Сама идея вознаграждать производителя за востребованность продукции у потребителя вряд ли может вызывать возражения. Но проводить эту оценку пытались не прямо, а косвенно, через показатель прибыли, который учитывал одновременно востребованность продукции и издержки на ее производство. Однако это зеркало было кривым, причем в рамках социалистической системы – принципиально кривым.

В СССР цены согласовывали чиновники из Госкомцена, они определялись не взаимодействием продавца и покупателя, а взаимодействием производителя и государственного контролера. В результате цены не в полной мере отражали общественные потребности в конкретных видах продукции. Поскольку плановые задания всегда были обобщенными (хотя плановики и стремились наращивать детализацию, постоянно упираясь при этом в вычислительные возможности и численность бюрократического аппарата), предприятия действовали в рамках, очерченных планом, но внутри этих рамок они максимизировали свое вознаграждение, стараясь выпускать простую в изготовлении и при этом дорогую продукцию, которая позволяла им проще выполнить «план по валу» в деньгах и получить бо́льшую прибыль.

В результате усилия предприятий, старающихся максимизировать свое вознаграждение, привязанное к частным, промежуточным отчетным показателям, мешали, а не помогали выполнению плана и только увеличивали дисбалансы между производством и потребностями в различных видах продукции.

Также росли и дисбалансы между материальными благами и отражением движения этих материальных благ в финансовой системе. Рост производства в деньгах систематически обгонял рост производства в натуре, а рубль национального дохода с каждым годом вмещал в себя все меньше реальных потребительских благ. Это значит, что часть зарплат и отчислений в фонды материального поощрения в действительности была не заработанной. При попытке отоварить эти деньги трудящиеся сталкивались с дефицитом потребительских товаров, а предприятия – с дефицитом мощностей подрядных строительных организаций и нехваткой стройматериалов.

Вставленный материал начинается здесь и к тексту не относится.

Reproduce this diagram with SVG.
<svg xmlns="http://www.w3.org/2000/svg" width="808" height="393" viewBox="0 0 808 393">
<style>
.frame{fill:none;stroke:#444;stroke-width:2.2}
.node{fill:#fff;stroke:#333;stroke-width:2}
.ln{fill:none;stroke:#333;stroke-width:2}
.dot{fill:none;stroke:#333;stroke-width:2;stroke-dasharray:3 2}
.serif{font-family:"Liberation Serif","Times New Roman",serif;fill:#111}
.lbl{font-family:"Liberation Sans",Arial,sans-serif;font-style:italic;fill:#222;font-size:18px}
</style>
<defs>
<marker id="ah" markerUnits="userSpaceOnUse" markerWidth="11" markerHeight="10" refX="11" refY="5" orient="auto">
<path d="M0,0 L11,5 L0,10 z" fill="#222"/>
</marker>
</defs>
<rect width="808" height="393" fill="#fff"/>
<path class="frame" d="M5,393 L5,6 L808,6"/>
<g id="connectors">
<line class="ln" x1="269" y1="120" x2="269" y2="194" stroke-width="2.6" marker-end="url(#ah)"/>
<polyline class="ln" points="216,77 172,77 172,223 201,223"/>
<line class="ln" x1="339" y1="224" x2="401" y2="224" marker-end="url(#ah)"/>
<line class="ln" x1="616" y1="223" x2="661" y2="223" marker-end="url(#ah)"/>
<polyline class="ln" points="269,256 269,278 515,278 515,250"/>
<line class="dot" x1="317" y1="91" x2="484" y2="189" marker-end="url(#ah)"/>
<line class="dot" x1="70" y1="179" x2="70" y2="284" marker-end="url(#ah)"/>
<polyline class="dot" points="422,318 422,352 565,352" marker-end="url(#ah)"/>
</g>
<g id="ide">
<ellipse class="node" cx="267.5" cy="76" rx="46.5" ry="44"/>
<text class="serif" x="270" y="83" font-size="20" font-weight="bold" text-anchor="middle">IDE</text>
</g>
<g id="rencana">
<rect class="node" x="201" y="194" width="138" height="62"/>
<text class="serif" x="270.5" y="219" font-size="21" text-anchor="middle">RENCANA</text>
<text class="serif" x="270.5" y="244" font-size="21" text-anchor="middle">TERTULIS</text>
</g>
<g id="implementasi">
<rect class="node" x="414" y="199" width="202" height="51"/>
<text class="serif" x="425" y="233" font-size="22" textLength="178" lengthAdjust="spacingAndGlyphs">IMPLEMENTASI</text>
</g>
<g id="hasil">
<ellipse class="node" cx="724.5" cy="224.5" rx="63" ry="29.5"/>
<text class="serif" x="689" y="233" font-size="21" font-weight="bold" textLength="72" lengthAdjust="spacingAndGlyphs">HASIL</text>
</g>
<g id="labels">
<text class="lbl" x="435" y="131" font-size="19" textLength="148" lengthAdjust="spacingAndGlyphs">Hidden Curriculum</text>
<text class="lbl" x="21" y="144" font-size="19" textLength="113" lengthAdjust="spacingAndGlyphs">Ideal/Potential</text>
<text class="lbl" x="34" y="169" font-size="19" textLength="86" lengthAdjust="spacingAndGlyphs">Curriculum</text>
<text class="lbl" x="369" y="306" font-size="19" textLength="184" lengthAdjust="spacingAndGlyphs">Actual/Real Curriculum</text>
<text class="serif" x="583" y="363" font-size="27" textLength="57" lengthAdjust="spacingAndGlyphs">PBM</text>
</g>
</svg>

Рост дисбалансов приводил к сворачиванию реформ и отбиранию у предприятий части ранее предоставленных им прав в планировании собственной деятельности.

В рамках «волн централизации» как минимум дважды, в военный коммунизм и в начале первой пятилетки, система была близка к тому, чтобы вообще исключить влияние цен на поведение предприятий. Но оба раза оказывалось, что если пренебрегать денежным учетом, то исполнители начинают транжирить ресурсы, потому что, если себестоимость изделия не влияет на вознаграждение или вообще не рассчитывается, у них нет стимулов к экономии.

Для того чтобы цены адекватно отражали общественно необходимые затраты труда, они должны формироваться в результате множества добровольных обменов независимых товаропроизводителей. Эта независимость должна включать и независимость от государства, то есть «жесткие бюджетные ограничения» (в терминах Корнаи), а значит, использование государством только косвенных (ставки налоговых отчислений, банковских процентов и другие нормативы) инструментов экономической политики.

Также, чтобы цены отражали общественно необходимые затраты труда, обмены должны быть эгоистичными, не превращаться в благотворительность. А независимые эгоистичные экономические агенты, перефразируя Ленина, «рождают капитализм и буржуазию постоянно, ежедневно, ежечасно, стихийно и в массовом масштабе».

Проще говоря, чтобы получать информацию об удовлетворенности потребителей через цены, нужно восстанавливать капитализм. Эти соображения, кстати, привели многих советских экономистов-товарников в стан рыночных демократов.

Крайне интересными были идеи В.С. Немчинова, Л.В. Канторовича и ряда других экономистов-математиков 1960‑х годов о возможности рассчитывать «идеальные» цены без рынка, на основании исчерпывающей информации об общественных потребностях и производственных возможностях предприятий. Их оппоненты возражали им, что если бы удалось собрать такую информацию, то цены и вовсе были бы не нужны.

Организатор новосибирского Академгородка академик Лаврентьев на одной из конференций ехидно возражал идеологу ОГАС академику В.М. Глушкову: «Да, все будет работать, но вы учтите, что под вымя каждой коровы нужно будет поставить электронный датчик»[172]. Для 1960‑х годов (да, пожалуй, и всего ХХ века) такие идеи были фантастикой. Теперь уже нет. Будущее наступило, под вымя каждой коровы можно поставить электронный датчик. Экономическая модель Советского Союза в чем-то опередила свое время.